In fixed-price contracts, how can a story be "negotiable" and represent a starting point of conversation with business?
It can't.
Think about it. When do you ask for the fixed-price? At the end, of course, when you know what you need to do and thus how much it will cost. If you are trying to mix Agile development with traditional fixed-price contracts then you are asking for trouble.
Time and Materials contracts are more appropriate when doing Agile development. If you want fixed-price with Agile, then you can use it for an initial test phase to build something for a (short) predetermined period, to see how things can work and how everyone likes it, and then decide on terms and conditions of a further contract, which will probably still be Time and Materials.
If you want the traditional fixed-price, then you need to have a lot of details about what needs to be built, upfront, so that you know how to price it. Using User Stories as a starting point for a conversation then placing a price on the result of the conversation - without having had the conversation - is just silly.

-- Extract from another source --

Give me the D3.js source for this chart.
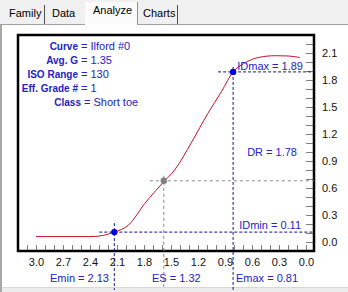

You can't afford to discover things as you go along with a fixed-price contract. If you do that you will carry a lot of risk of the result of the conversation being something completely different than what you initially priced. So there are mainly two options for dealing with this risk:
- set a very large price to cover anything imaginable (which might cause you to lose the contract because it will be very expensive);
- or try to predict a more realistic price by figuring out precisely what needs to be done (in which case that's not the start of a conversation but having a very comprehensive discussion of what needs to be done, with a lot of details).
Why is it "not agile" to know very well upfront what you need to do?
Agile is about iterative, incremental development. One of its principles says to "Deliver working software frequently, from a couple of weeks to a couple of months, with a preference to the shorter timescale". A big upfront plan is usually a characteristic of more traditional software development methodologies. The idea there is that you predict what you need to build and how you are going to build it. You then make a plan and follow it. And you do this at the beginning of the project when you know least about the project. History has shown that this doesn't work all that well in practice. Agile just recognizes that fact.
Ironically, the initial Waterfall concept was also iterative. Its author mentioned that without iterating the approach was risky and invited failure. But you don't even need to read the original paper to realize this, because in real life, if you pay attention, you will see that Waterfall is also iterative:
- you do your "Requirements" stage but in the "Design" stage you find the problems with them and iterate.
- in "Implementation" stage you find issues with your design so you need to fix them. Maybe find issues with requirements also, and fix those too.
- in the "Verification" stage you find issues with your implementation and you need to fix them. You may also find issues with the design or the requirement, and you have to fix them.
- etc.
People don't recognize this work as iterative because they work in stages. "Design" stage is over, now we are doing "Implementation", even though some of the work in "Implementation" might be to fix or iterate on issues from "Design", and so on.
So if the nature of software development forces you to iterate, why not start with that in mind, instead of wasting time to do a lot of upfront planning with heavy documentation to predict something that reality will contradict soon enough?